As the RH ascends high into the upper registers, marked forte, the tone grows more hysterical and desperate, before the music descends to an angry, accented section, preparation for the drama and anguish of the Trio. Here, the 3/4 time signature suggests a rough, bohemian waltz, with a figure of widely-spaced bare octaves, and stamping off-beat accented triplets, alternating with a division of the beat into quavers, a stark contrast to the flowing triplets of the earlier sections. There are some moments of great melodic beauty and poignancy here, but the roughness and tension is never really smoothed, while a sobbing, repeated triplet figure acts as a bridge, leading us back to the opening material. The pieces ends, emphatically, in the minor key, signalling once again the confusion of Schubert’s lonely traveller.
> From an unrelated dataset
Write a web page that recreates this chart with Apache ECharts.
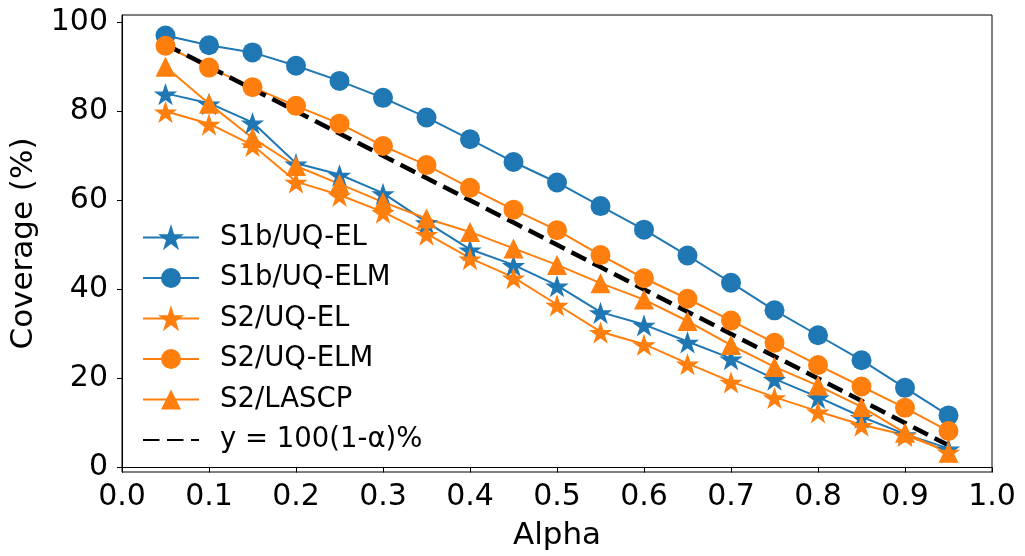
<!DOCTYPE html>
<html>
<head>
<meta charset="utf-8">
<title>Coverage vs Alpha</title>
<script src="https://cdn.jsdelivr.net/npm/echarts@6/dist/echarts.min.js"></script>
<style>
    html, body { margin: 0; padding: 0; background: #fff; }
    #chart { width: 1025px; height: 556px; }
</style>
</head>
<body>
<div id="chart"></div>
<script>
    // x values (alpha)
    const alphas = [0.05, 0.1, 0.15, 0.2, 0.25, 0.3, 0.35, 0.4, 0.45, 0.5,
        0.55, 0.6, 0.65, 0.7, 0.75, 0.8, 0.85, 0.9, 0.95]

    // coverage (%)
    const s1bUqEl = [84.0, 81.8, 77.5, 68.3, 65.8, 61.6, 55.1, 49.0, 45.5, 40.9,
        34.9, 32.1, 28.3, 24.5, 19.9, 15.8, 11.4, 7.5, 4.3]
    const s1bUqElm = [97.0, 94.8, 93.2, 90.2, 86.8, 83.0, 78.6, 73.7, 68.6, 64.0,
        58.7, 53.4, 47.6, 41.5, 35.3, 29.7, 24.1, 17.9, 11.7]
    const s2UqEl = [80.0, 77.2, 72.4, 64.2, 61.2, 57.4, 52.5, 47.0, 42.7, 36.6,
        30.5, 27.7, 23.4, 19.3, 15.8, 12.6, 9.6, 7.3, 3.6]
    const s2UqElm = [94.7, 89.8, 85.4, 81.2, 77.2, 72.2, 67.9, 62.8, 57.9, 53.3,
        47.7, 42.5, 37.9, 33.0, 28.0, 23.0, 18.2, 13.4, 8.2]
    const s2Lascp = [90.0, 81.7, 74.0, 67.7, 63.7, 59.6, 55.9, 52.9, 49.2, 45.5,
        41.4, 37.7, 32.9, 27.5, 22.6, 18.4, 13.6, 7.8, 3.3]
    // reference line y = 100(1-alpha)
    const refLine = [95, 90, 85, 80, 75, 70, 65, 60, 55, 50,
        45, 40, 35, 30, 25, 20, 15, 10, 5]

    // tick labels
    const xTicks = [0, 0.1, 0.2, 0.3, 0.4, 0.5, 0.6, 0.7, 0.8, 0.9, 1.0]
    const yTicks = [0, 20, 40, 60, 80, 100]

    const BLUE = '#1f77b4'
    const ORANGE = '#ff7f0e'
    const FONT = 'DejaVu Sans'

    // 5 point star (matplotlib '*')
    const STAR = 'path://M0,-100 L22.45,-30.9 L95.11,-30.9 L36.33,11.8 L58.78,80.9 L0,38.2 ' +
        'L-58.78,80.9 L-36.33,11.8 L-95.11,-30.9 L-22.45,-30.9 Z'

    function pairs(values) {
        return values.map((v, i) => [alphas[i], v])
    }

    function markerSeries(name, values, color, symbol) {
        const isStar = symbol === STAR
        return {
            name: name,
            type: 'line',
            data: pairs(values),
            color: color,
            symbol: symbol,
            symbolSize: isStar ? [19.5, 18.5] : 20,
            symbolOffset: isStar ? [0, 1] : [0, 0],
            lineStyle: { width: 2, color: color },
            // matplotlib draws an edge round its markers, it makes the stars fuller
            itemStyle: { color: color, borderColor: color, borderWidth: isStar ? 1.3 : 0 },
            emphasis: { disabled: true }
        }
    }

    const chart = echarts.init(document.getElementById('chart'))

    chart.setOption({
        animation: false,
        backgroundColor: '#fff',
        grid: {
            left: 119,
            right: 33,
            top: 15,
            bottom: 81,
            show: true,
            borderColor: '#000',
            borderWidth: 1
        },
        legend: {
            orient: 'vertical',
            left: 142,
            top: 223.5,
            padding: 0,
            itemWidth: 56,
            itemHeight: 25,
            itemGap: 12.5,
            textStyle: {
                fontFamily: FONT,
                fontSize: 27.5,
                lineHeight: 25,
                color: '#000',
                padding: [0, 0, 0, 16]
            },
            data: [
                'S1b/UQ-EL',
                'S1b/UQ-ELM',
                'S2/UQ-EL',
                'S2/UQ-ELM',
                'S2/LASCP',
                { name: 'y = 100(1-α)%', itemStyle: { opacity: 0 } }
            ]
        },
        xAxis: {
            type: 'value',
            min: 0,
            max: 1,
            name: 'Alpha',
            nameLocation: 'middle',
            nameGap: 48,
            nameTextStyle: { fontFamily: FONT, fontSize: 31, color: '#000' },
            axisLine: { show: true, lineStyle: { color: '#000', width: 1 } },
            axisTick: { show: true, length: 5, lineStyle: { color: '#000' }, customValues: xTicks },
            axisLabel: {
                fontFamily: FONT,
                fontSize: 30,
                color: '#000',
                margin: 10,
                customValues: xTicks,
                formatter: v => v.toFixed(1)
            },
            splitLine: { show: false }
        },
        yAxis: {
            type: 'value',
            min: -1,
            max: 101.6,
            name: 'Coverage (%)',
            nameLocation: 'middle',
            nameGap: 83,
            nameTextStyle: { fontFamily: FONT, fontSize: 31, color: '#000' },
            axisLine: { show: true, lineStyle: { color: '#000', width: 1 } },
            axisTick: { show: true, length: 5, lineStyle: { color: '#000' }, customValues: yTicks },
            axisLabel: {
                fontFamily: FONT,
                fontSize: 30,
                color: '#000',
                margin: 14,
                customValues: yTicks
            },
            splitLine: { show: false }
        },
        series: [
            markerSeries('S1b/UQ-EL', s1bUqEl, BLUE, STAR),
            markerSeries('S1b/UQ-ELM', s1bUqElm, BLUE, 'circle'),
            markerSeries('S2/UQ-EL', s2UqEl, ORANGE, STAR),
            markerSeries('S2/UQ-ELM', s2UqElm, ORANGE, 'circle'),
            markerSeries('S2/LASCP', s2Lascp, ORANGE, 'triangle'),
            {
                name: 'y = 100(1-α)%',
                type: 'line',
                data: pairs(refLine),
                color: '#000',
                symbol: 'circle',
                showSymbol: false,
                lineStyle: { width: 4.5, color: '#000', type: [16.5, 7.5] },
                itemStyle: { color: '#000' },
                emphasis: { disabled: true }
            }
        ]
    })
</script>
</body>
</html>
The third Impromptu, in G-flat major, is probably the best-loved of the set, with its serene, nocturne-like melody, redolent of Schubert’s Ave Maria, and its fluttering harp-like broken chords, which soothe after the torment of the previous piece. There are storms – bass trills, and a shadowy, frequently-modulating middle section – before the music returns to the same flowing calmness of the opening.
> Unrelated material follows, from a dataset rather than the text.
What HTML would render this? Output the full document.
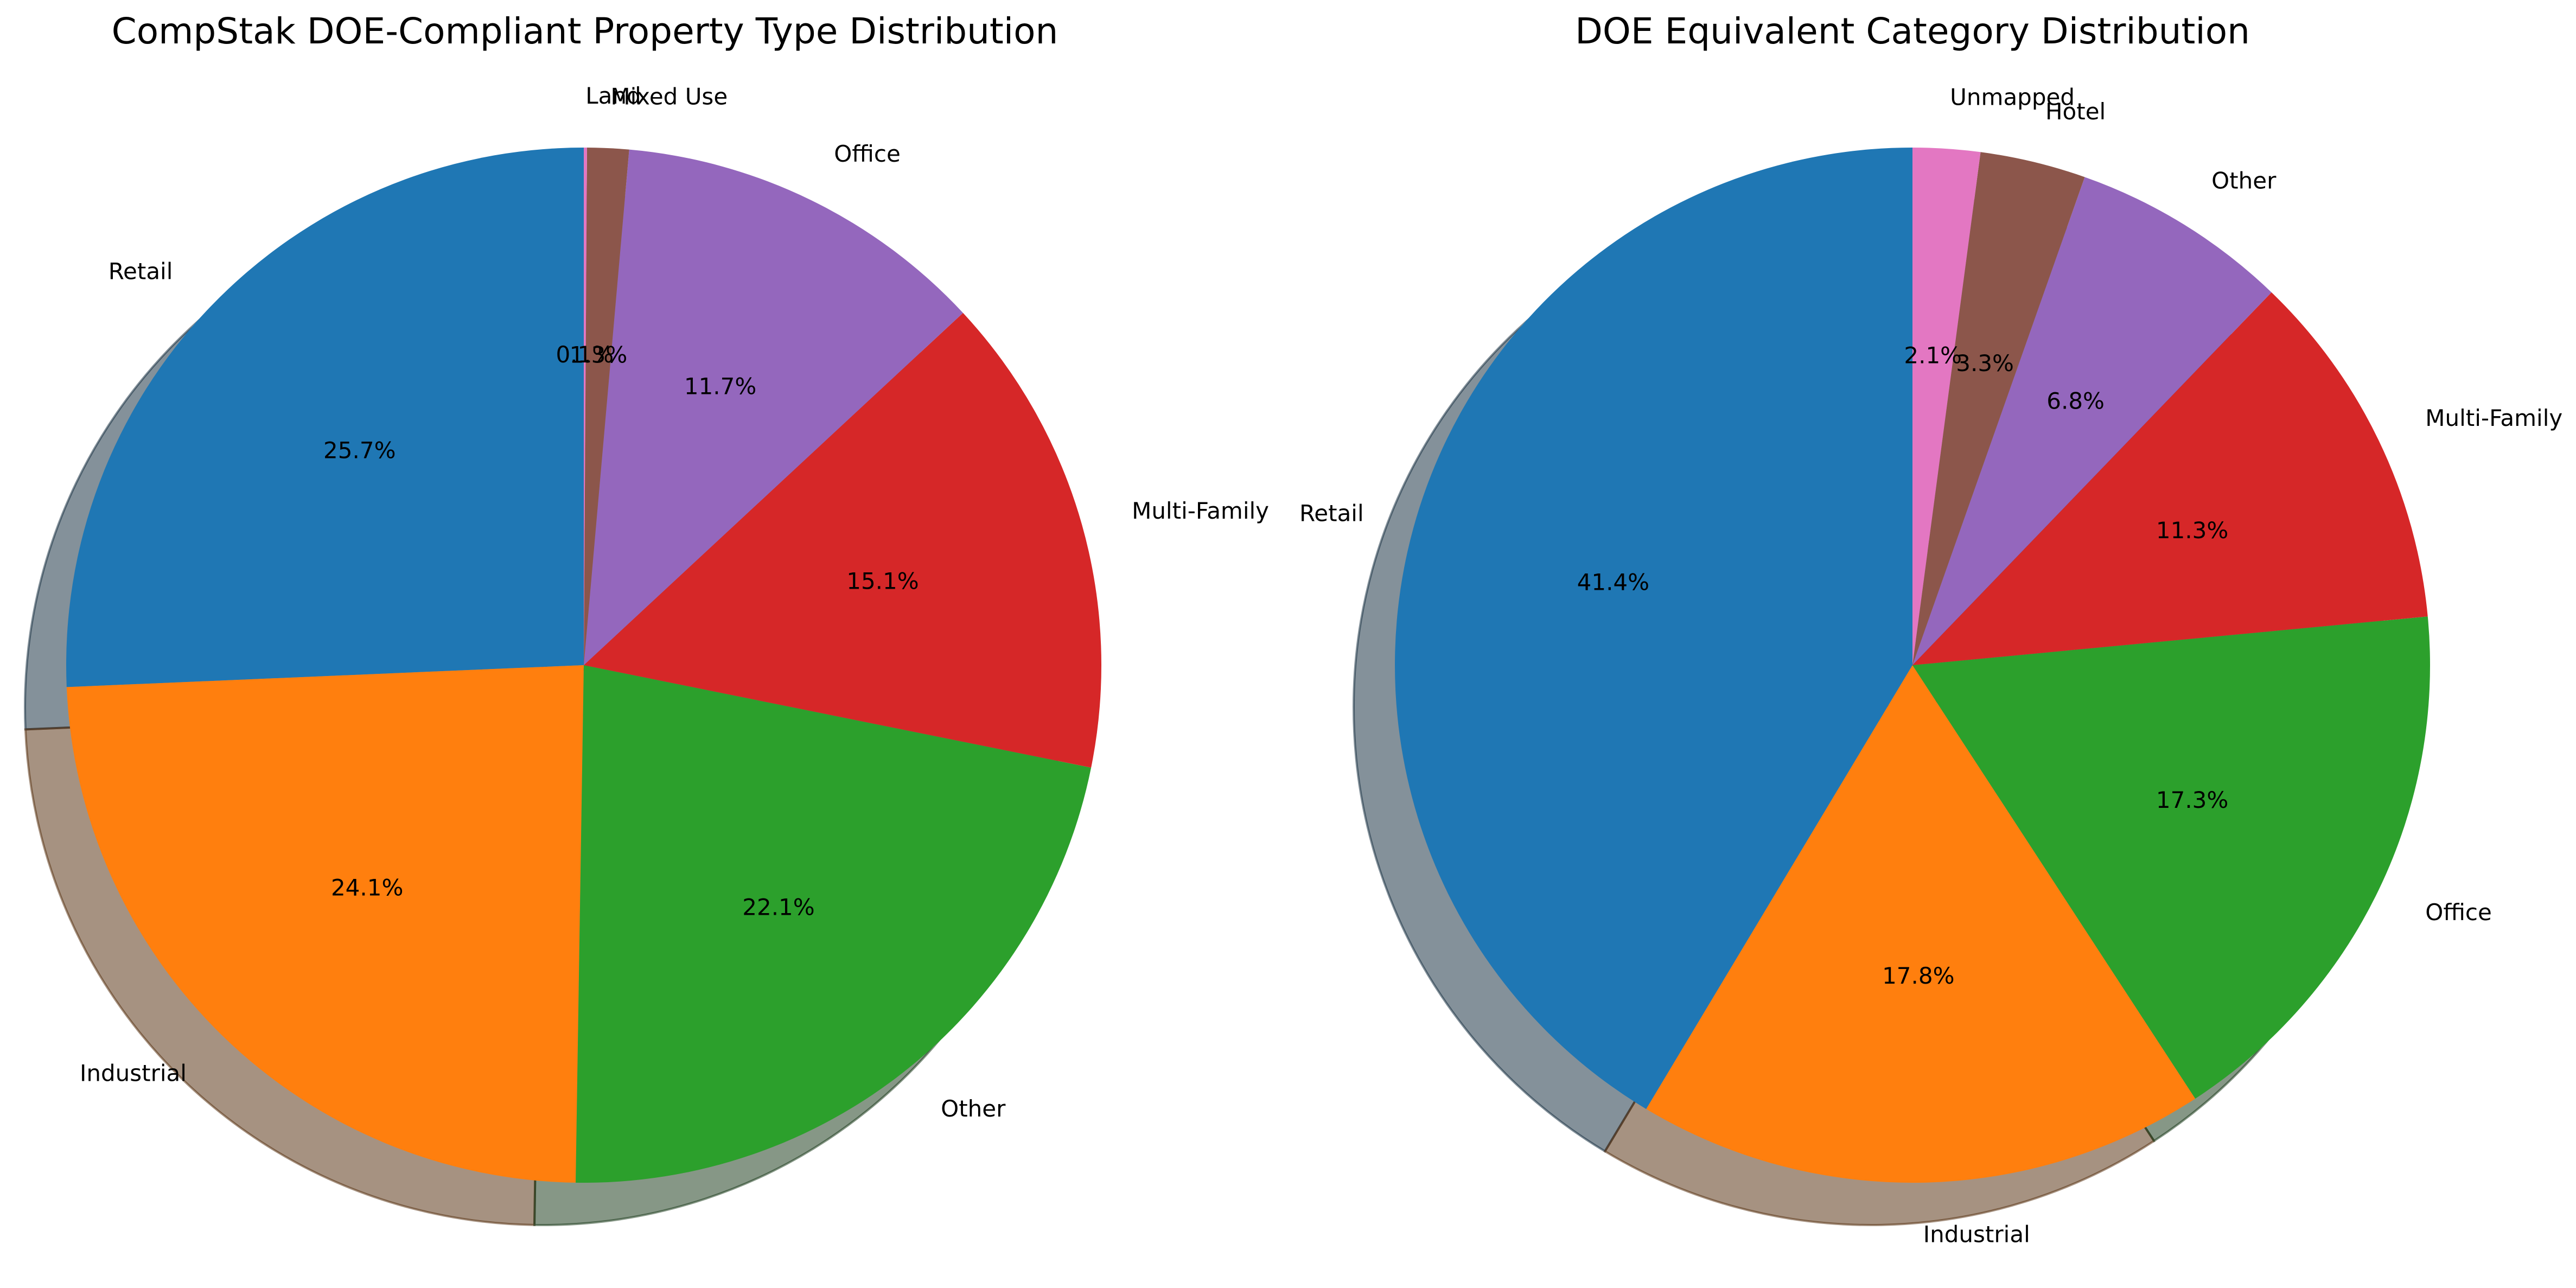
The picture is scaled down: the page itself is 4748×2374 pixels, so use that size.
<!DOCTYPE html>
<html><head><meta charset="utf-8"><style>
html,body{margin:0;padding:0;background:#fff;}
svg{display:block;}
text{font-family:"DejaVu Sans","Liberation Sans",sans-serif;fill:#000;}
</style></head><body>
<svg id="chart" width="4748" height="2374" viewBox="0 0 4748 2374" xmlns="http://www.w3.org/2000/svg">
<text x="1078" y="80" font-size="66" text-anchor="middle">CompStak DOE-Compliant Property Type Distribution</text>
<text x="3525" y="80" font-size="66" text-anchor="middle">DOE Equivalent Category Distribution</text>
<g id="left"></g>
<g id="right"></g>
</svg>
<script>
const leftCategories = ["Retail","Industrial","Other","Multi-Family","Office","Mixed Use","Land"];
const leftValues = [25.7,24.1,22.1,15.1,11.7,1.3,0.1];
const rightCategories = ["Retail","Industrial","Office","Multi-Family","Other","Hotel","Unmapped"];
const rightValues = [41.4,17.8,17.3,11.3,6.8,3.3,2.1];
const palette = ["#1f77b4","#ff7f0e","#2ca02c","#d62728","#9467bd","#8c564b","#e377c2"];

const NS = "http://www.w3.org/2000/svg";
function hexRgb(h){return [1,3,5].map(i=>parseInt(h.substr(i,2),16));}
function wedgePath(cx,cy,r,a0,a1){
  const x0=cx+r*Math.cos(a0), y0=cy-r*Math.sin(a0);
  const x1=cx+r*Math.cos(a1), y1=cy-r*Math.sin(a1);
  const large=(a1-a0)>Math.PI?1:0;
  return `M${cx},${cy} L${x0},${y0} A${r},${r} 0 ${large} 0 ${x1},${y1} Z`;
}
function drawPie(gid, cats, vals, cx, cy, R){
  const g=document.getElementById(gid);
  const total=vals.reduce((a,b)=>a+b,0);
  const sg=document.createElementNS(NS,"g");
  
  
  g.appendChild(sg);
  const wg=document.createElementNS(NS,"g");
  g.appendChild(wg);
  let a=Math.PI/2;
  const angles=[];
  vals.forEach((v,i)=>{const s=a, e=a+v/total*2*Math.PI; angles.push([s,e]); a=e;});
  angles.forEach((an,i)=>{
    const c=hexRgb(palette[i]).map(x=>Math.round(x*0.3));
    const col=`rgb(${c[0]},${c[1]},${c[2]})`;
    const p=document.createElementNS(NS,"path");
    p.setAttribute("d",wedgePath(cx-76,cy+78,R,an[0],an[1]));
    p.setAttribute("fill",col);p.setAttribute("fill-opacity","0.5");
    p.setAttribute("stroke",col);p.setAttribute("stroke-opacity","0.5");p.setAttribute("stroke-width","4");
    
    
    sg.appendChild(p);
  });
  angles.forEach((an,i)=>{
    const slug=cats[i].toLowerCase().replace(/\s+/g,'-');
    const p=document.createElementNS(NS,"path");
    p.setAttribute("d",wedgePath(cx,cy,R,an[0],an[1]));
    p.setAttribute("fill",palette[i]);
    
    
    wg.appendChild(p);
    const m=(an[0]+an[1])/2;
    const lx=cx+1.1*R*Math.cos(m), ly=cy-1.1*R*Math.sin(m);
    const t=document.createElementNS(NS,"text");
    t.setAttribute("x",lx);t.setAttribute("y",ly);
    t.setAttribute("font-size","42");
    t.setAttribute("dominant-baseline","central");
    t.setAttribute("text-anchor",Math.cos(m)>=0?"start":"end");
    t.textContent=cats[i];
    
    
    g.appendChild(t);
    const px=cx+0.6*R*Math.cos(m), py=cy-0.6*R*Math.sin(m);
    const pt=document.createElementNS(NS,"text");
    pt.setAttribute("x",px);pt.setAttribute("y",py);
    pt.setAttribute("font-size","42");
    pt.setAttribute("dominant-baseline","central");
    pt.setAttribute("text-anchor","middle");
    pt.textContent=(vals[i]/total*100).toFixed(1)+"%";
    
    
    g.appendChild(pt);
  });
}
drawPie("left", leftCategories, leftValues, 1076, 1226, 954);
drawPie("right", rightCategories, rightValues, 3525, 1226, 954);
</script>
</body></html>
And so to my favourite, the No. 4, in A-flat, and here at last all the uncertain tonalities of the preceding movements find a home. This is not prefigured at the outset, rather the protagonist, the meandering fremdling of these four pieces, must strive for eventual and gradual disclosure: the piece opens in A-flat minor, though it is written in the major, with accidentals, and the harmonic ambiguity lingers until bar 31, when the graceful, cascading semiquaver figure is at last heard in A-flat major, beneath which the left hand has a fragile, ‘cello-like melody. At the centre of the piece is a lyrical trio reminscent of Schubert’s ‘Wanderer’ fantasy, after which the sense of alienation and tension from the earlier pieces is swept aside by the gradual acceleration of all the elements and the home key, A flat, becomes fully dominant, while a life-affirming dance-like figure takes over in the bass. The final cadence is an emphatic A-flat major descent and two forceful closing chords. Home at last.
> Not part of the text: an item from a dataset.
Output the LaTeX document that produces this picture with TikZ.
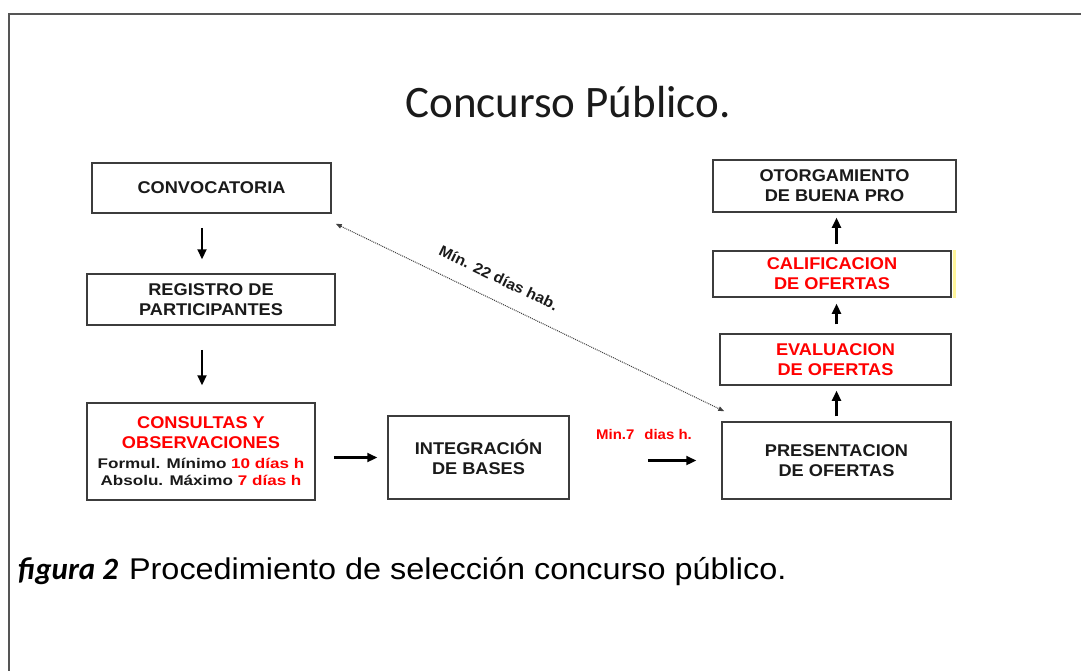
\documentclass[tikz,border=0pt]{standalone}
\usepackage{fontspec}
\setmainfont{Liberation Sans}
\newfontfamily\bxfont{Liberation Sans}[FakeStretch=1.07]
\newfontfamily\bxwide{Liberation Sans}[FakeStretch=1.22]
\newfontfamily\ttlfont{Carlito}
\newfontfamily\capfont{Liberation Sans}[FakeStretch=1.08]
\newfontfamily\capbfont{Carlito}
\usetikzlibrary{arrows.meta}
\definecolor{txt}{HTML}{1A1A1A}
\definecolor{edge}{HTML}{3C3C3C}
\definecolor{frm}{HTML}{555555}
\definecolor{rd}{HTML}{FF0000}
\definecolor{ylw}{HTML}{FFF59A}
\begin{document}
\begin{tikzpicture}[x=1pt,y=-1pt,
  box/.style={draw=edge, line width=1.5pt, fill=white, inner sep=0pt, align=center, text=txt,
    font=\bxfont\bfseries\fontsize{17}{20}\selectfont},
  arr/.style={line width=2.2pt, draw=black, -{Triangle[length=10pt,width=9pt]}},
  dots/.style={densely dotted, line width=1pt, draw=black!75,
    {Triangle[length=6pt,width=4.5pt]}-{Triangle[length=6pt,width=4.5pt]}},
  lbl/.style={inner sep=0pt, text=txt, font=\bxfont\bfseries\fontsize{14}{16}\selectfont}
]
\useasboundingbox[fill=white] (0,0) rectangle (1081,670);
\draw[frm, line width=2.5pt] (9,675) -- (9,14) -- (1086,14);

\node[anchor=base, inner sep=0pt, text=txt, font=\ttlfont\fontsize{45}{54}\selectfont] (title) at (568,117) {Concurso Público.};

\node[box, minimum width=239pt, minimum height=50pt] (conv) at (211.5,188) {CONVOCATORIA};
\node[box, minimum width=248pt, minimum height=51pt] (reg) at (211,299.5) {REGISTRO DE\\PARTICIPANTES};
\node[box, minimum width=228pt, minimum height=97pt] (cons) at (201,451.5)
  {\textcolor{rd}{CONSULTAS Y}\\\textcolor{rd}{OBSERVACIONES}\\
   {\bxwide\bfseries\fontsize{14}{16}\selectfont Formul. Mínimo \textcolor{rd}{10 días h}}\\[-3pt]
   {\bxwide\bfseries\fontsize{14}{16}\selectfont Absolu. Máximo \textcolor{rd}{7 días h}}};
\node[box, minimum width=181pt, minimum height=83pt] (integ) at (478.5,457.5) {INTEGRACIÓN\\DE BASES};
\node[box, minimum width=229pt, minimum height=77pt] (pres) at (836.5,460.5) {PRESENTACION\\DE OFERTAS};
\node[box, minimum width=231pt, minimum height=51pt, text=rd] (eval) at (835.5,359.5) {EVALUACION\\DE OFERTAS};
\node[box, minimum width=238pt, minimum height=46pt, text=rd] (calif) at (832,274) {CALIFICACION\\DE OFERTAS};
\fill[ylw] ([xshift=0.8pt]calif.north east) rectangle ([xshift=4pt]calif.south east);
\node[box, minimum width=243pt, minimum height=52pt] (otorg) at (834.5,186) {OTORGAMIENTO\\DE BUENA PRO};

\coordinate (c1) at ([xshift=-9.5pt]conv.south);
\coordinate (c2) at ([xshift=-9pt]reg.south);
\draw[arr, shorten <=14pt, shorten >=14pt] (c1) -- (c1 |- reg.north);
\draw[arr, shorten <=24pt, shorten >=17pt] (c2) -- (c2 |- cons.north);
\draw[arr, shorten <=18pt, shorten >=10pt] (integ.west -| cons.east) -- (integ.west);
\draw[arr, shorten <=78pt, shorten >=25pt] (pres.west -| integ.east) -- (pres.west);
\node[lbl, text=rd] (m7) at (644,434) {Min.7\hspace{10pt}dias h.};
\draw[arr, shorten <=5pt, shorten >=5pt] (pres.north) -- (pres.north |- eval.south);
\draw[arr, shorten <=9pt, shorten >=6pt] (pres.north |- eval.north) -- (pres.north |- calif.south);
\draw[arr, shorten <=6pt, shorten >=5pt] (pres.north |- calif.north) -- (pres.north |- otorg.south);

\draw[dots] ([shift={(4,10)}]conv.south east) -- ([shift={(3,-10)}]pres.north west)
  node[pos=0.395, sloped, above=16pt, lbl, font=\bxfont\bfseries\fontsize{15}{17}\selectfont] (d22) {Mín. 22 días hab.};

\node[anchor=base west, inner sep=0pt, text=black] (cap) at (18,579)
  {{\capbfont\bfseries\itshape\fontsize{31}{36}\selectfont figura 2}\hspace{11pt}{\capfont\fontsize{30}{36}\selectfont Procedimiento de selección concurso público.}};
\end{tikzpicture}
\end{document}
It may be fanciful to assign such complex musical and thematic considerations to these pieces, but play them, or hear them, as a set, and I think the sense of a journey, and its eventual completion is evident, if only in the progressive tonalities of each piece. In any event, these are poetic, timeless, and very personal works, which display a gravity and intensity far beyond the typical nineteenth-century drawing room Albumblatt or klavierstück.
Further reading:
Fisk, Charles – Returning Cycles: Contexts for the Intepretation of Schubert’s Impromptus and Last Sonatas. University of California Press. 2001
Daverio, John – Crossing Paths: Schubert, Schumann and Brahms. Oxford University Press, USA. 2008
Ian Bostridge with Julius Drake (piano) – from the film of Winterreise by David Alden
[…] Schubert’s Op. 90 Impromptus […]
Thank you very much for that. I love Schubert’s piano works – possibly even more than Beethoven’s piano works – and, unable as I am to play them, I listen to rcerdings of them almost obsessively.
Schubert’s music seems to open a window on to another world. There is a curious micture in his music of, on the one hand, lyricism and melancholy, and, on the other, of sheer terror. And only when one has become reasonably familiar with the music does one realise that these are not two different oles, but that one shades into the other. Of course, I love the impormptus – how could one not? – but the Schubert work that means the most to me is the A major sonata, D959. There, the melancholy of the slow movement, which seems almost obsessively to retuen to that opening note, as if it were inevitable, gives way to a moment of such intense terror that not even Mahler ever surpassed. I’ve heard Elizabeth Leonskaja play this at the Edinburgh Festival a few years ago, & the performance will stay wity me.
(The music from that movement was used memorably in the Robert Bresson film “Au Hasard Balthasar”.)
I wonder if you’ve ever accompanied anyone in Schuberts lieder? Some of the piano accompaniment there seems to me just as fascinating as any of the solo piano pieces. Our boy recently passed his Grade 6 singing, and one of his pieces was a Schubert lied (it was the Romance from “Rosamunde”) nd I was discussing the piece with his accompanist. She convinced me that the piano accompaniment was more difficult than the actuial singing! 🙂
Thank you for your thoughtful comments, as always. I agree about the D959 sonata – the slow movement is almost painfully sad, especially in the way the music seems to keep turning back on itself in those opening measures, unable to break free, and when the opening melody returns, ornamented with those repeated notes, like a bell. And yet, the Scherzo is so sparkly and pretty. And then there’s the D960, which strikes me as a very life-affirming sonata (not unlike Beethoven’s Op 110), despite the rather dark slow movement. I too heard Leonskaja play the D959, a few years back, and it was monumentally good.
I’m very familiar with the Impromptus, but coming back to the No. 2 after a long absence, has thrown up some interesting new ideas. And playing it “like a Chopin Nocturne”, as my teacher advised, is wonderful – it could almost be Chopin! Except that Schubert’s melancholy is never far away….
No, I’ve never played lieder with a singer. I’d love do some accompanying – it’s a very different experience as one has to be aware of the other musician and be accommodating to their needs and wishes. Lots of give and take. We talked a lot about the “loneliness of the pianist” on the piano course I attended recently: while moaning about it, we all agreed that we actually enjoyed the solitude, which is why we’ve chosen to be pianists, rather than orchestral players!
How lovely that your son also sings! I’ve looked at the piano parts of Schubert songs and I agree, they are very difficult! As virtuosic as the voice in many instances.